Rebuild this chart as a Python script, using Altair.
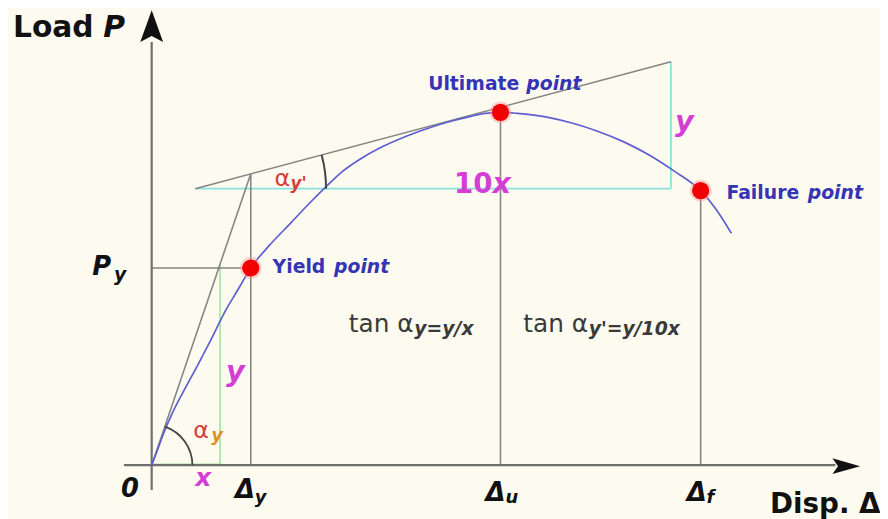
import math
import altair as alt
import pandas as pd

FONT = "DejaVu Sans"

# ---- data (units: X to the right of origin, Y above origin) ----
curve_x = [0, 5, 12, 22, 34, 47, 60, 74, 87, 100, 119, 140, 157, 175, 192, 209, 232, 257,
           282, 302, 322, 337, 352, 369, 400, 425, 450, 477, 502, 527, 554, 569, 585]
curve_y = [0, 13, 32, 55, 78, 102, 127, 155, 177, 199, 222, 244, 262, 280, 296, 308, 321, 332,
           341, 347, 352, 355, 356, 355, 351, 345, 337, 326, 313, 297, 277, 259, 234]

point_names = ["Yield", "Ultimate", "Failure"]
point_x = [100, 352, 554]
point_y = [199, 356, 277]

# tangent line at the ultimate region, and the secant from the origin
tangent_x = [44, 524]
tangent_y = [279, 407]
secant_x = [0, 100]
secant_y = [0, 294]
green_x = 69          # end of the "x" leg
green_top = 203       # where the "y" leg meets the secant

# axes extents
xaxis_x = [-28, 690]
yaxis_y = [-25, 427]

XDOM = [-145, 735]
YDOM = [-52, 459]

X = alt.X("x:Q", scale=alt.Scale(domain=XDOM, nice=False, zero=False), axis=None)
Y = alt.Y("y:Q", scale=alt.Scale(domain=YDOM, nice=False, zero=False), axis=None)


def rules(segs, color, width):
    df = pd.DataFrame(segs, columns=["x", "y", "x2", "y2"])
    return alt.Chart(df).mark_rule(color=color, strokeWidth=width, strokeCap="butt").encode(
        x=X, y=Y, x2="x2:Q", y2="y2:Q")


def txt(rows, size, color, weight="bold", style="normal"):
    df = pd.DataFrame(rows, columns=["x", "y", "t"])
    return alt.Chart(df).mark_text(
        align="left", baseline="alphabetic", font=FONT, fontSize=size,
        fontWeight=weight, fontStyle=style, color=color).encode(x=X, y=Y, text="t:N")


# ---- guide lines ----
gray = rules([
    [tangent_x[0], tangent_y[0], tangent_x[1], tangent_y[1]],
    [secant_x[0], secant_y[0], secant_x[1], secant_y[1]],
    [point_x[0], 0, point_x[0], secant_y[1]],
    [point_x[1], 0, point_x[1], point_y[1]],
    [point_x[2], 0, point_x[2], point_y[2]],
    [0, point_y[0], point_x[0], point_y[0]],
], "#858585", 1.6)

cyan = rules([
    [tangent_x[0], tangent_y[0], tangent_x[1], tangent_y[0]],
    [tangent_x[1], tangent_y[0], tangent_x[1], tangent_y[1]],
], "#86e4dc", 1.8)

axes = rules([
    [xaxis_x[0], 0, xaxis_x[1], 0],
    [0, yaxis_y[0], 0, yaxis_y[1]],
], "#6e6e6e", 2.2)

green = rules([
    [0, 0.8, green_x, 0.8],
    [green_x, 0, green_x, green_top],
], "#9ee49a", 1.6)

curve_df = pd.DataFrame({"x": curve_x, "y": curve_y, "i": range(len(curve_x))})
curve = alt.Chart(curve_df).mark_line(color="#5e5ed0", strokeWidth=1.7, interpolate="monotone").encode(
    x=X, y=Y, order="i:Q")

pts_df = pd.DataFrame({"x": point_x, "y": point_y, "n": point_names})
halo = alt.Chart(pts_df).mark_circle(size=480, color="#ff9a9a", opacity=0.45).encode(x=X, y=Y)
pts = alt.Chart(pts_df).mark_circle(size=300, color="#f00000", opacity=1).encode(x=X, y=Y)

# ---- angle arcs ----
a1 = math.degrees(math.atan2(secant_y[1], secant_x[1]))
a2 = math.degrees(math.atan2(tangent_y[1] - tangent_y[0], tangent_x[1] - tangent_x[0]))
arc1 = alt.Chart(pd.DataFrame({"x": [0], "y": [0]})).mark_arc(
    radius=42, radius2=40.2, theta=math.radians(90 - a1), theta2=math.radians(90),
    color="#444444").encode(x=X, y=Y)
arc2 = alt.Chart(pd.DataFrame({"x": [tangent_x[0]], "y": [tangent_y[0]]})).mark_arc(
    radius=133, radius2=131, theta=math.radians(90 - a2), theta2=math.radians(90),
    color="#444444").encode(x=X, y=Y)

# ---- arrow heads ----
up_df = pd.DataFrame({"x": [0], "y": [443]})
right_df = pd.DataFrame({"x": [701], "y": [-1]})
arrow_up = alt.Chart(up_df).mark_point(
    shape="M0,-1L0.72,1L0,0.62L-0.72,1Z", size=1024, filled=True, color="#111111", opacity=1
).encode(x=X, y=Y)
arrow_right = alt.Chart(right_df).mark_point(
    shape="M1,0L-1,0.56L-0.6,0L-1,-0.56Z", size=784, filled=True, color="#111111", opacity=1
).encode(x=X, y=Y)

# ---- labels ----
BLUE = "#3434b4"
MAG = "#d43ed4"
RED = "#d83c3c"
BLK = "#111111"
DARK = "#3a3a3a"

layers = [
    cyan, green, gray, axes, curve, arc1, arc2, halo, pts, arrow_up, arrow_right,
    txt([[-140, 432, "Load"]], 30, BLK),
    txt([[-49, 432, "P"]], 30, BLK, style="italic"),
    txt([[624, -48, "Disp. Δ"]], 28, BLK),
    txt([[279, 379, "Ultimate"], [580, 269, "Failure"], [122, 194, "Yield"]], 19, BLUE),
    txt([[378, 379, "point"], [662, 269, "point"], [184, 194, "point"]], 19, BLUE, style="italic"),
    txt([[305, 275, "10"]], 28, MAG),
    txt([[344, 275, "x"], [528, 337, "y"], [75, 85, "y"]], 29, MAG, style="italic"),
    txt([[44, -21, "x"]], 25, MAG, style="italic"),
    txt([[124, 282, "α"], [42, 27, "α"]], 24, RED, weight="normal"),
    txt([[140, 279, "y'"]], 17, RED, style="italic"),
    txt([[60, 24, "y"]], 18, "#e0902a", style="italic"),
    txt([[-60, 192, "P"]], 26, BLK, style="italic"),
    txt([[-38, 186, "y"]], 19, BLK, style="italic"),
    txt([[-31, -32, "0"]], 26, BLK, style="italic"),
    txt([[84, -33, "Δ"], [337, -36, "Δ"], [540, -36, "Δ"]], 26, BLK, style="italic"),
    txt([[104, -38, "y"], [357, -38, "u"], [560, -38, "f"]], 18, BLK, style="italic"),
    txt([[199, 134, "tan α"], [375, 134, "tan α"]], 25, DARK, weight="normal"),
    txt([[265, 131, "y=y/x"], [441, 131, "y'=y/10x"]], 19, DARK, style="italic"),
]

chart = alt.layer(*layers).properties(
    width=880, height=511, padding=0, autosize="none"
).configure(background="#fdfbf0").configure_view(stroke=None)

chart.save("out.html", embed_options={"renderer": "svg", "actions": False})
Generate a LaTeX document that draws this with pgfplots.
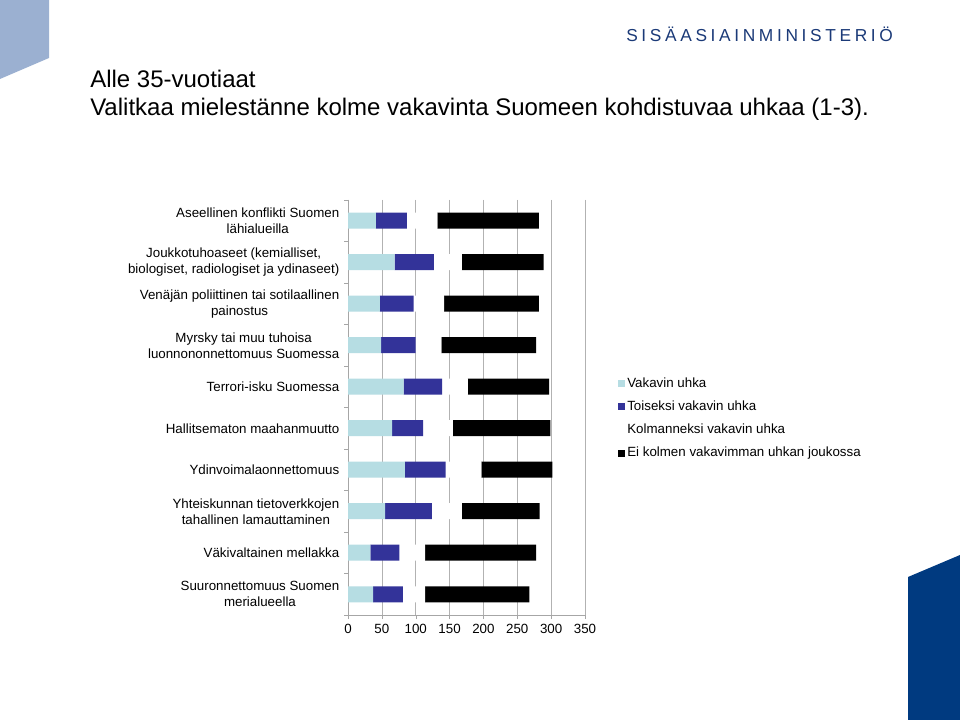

━━━━━━━━━━━━━━━━

### Given task:
Please reproduce the listing exactly from its opening line through the line that contains "point_y = [199, 356, 277]", both included, with all pictures omitted.

### Written answer:
Rebuild this chart as a Python script, using Altair.
import math
import altair as alt
import pandas as pd

FONT = "DejaVu Sans"

# ---- data (units: X to the right of origin, Y above origin) ----
curve_x = [0, 5, 12, 22, 34, 47, 60, 74, 87, 100, 119, 140, 157, 175, 192, 209, 232, 257,
           282, 302, 322, 337, 352, 369, 400, 425, 450, 477, 502, 527, 554, 569, 585]
curve_y = [0, 13, 32, 55, 78, 102, 127, 155, 177, 199, 222, 244, 262, 280, 296, 308, 321, 332,
           341, 347, 352, 355, 356, 355, 351, 345, 337, 326, 313, 297, 277, 259, 234]

point_names = ["Yield", "Ultimate", "Failure"]
point_x = [100, 352, 554]
point_y = [199, 356, 277]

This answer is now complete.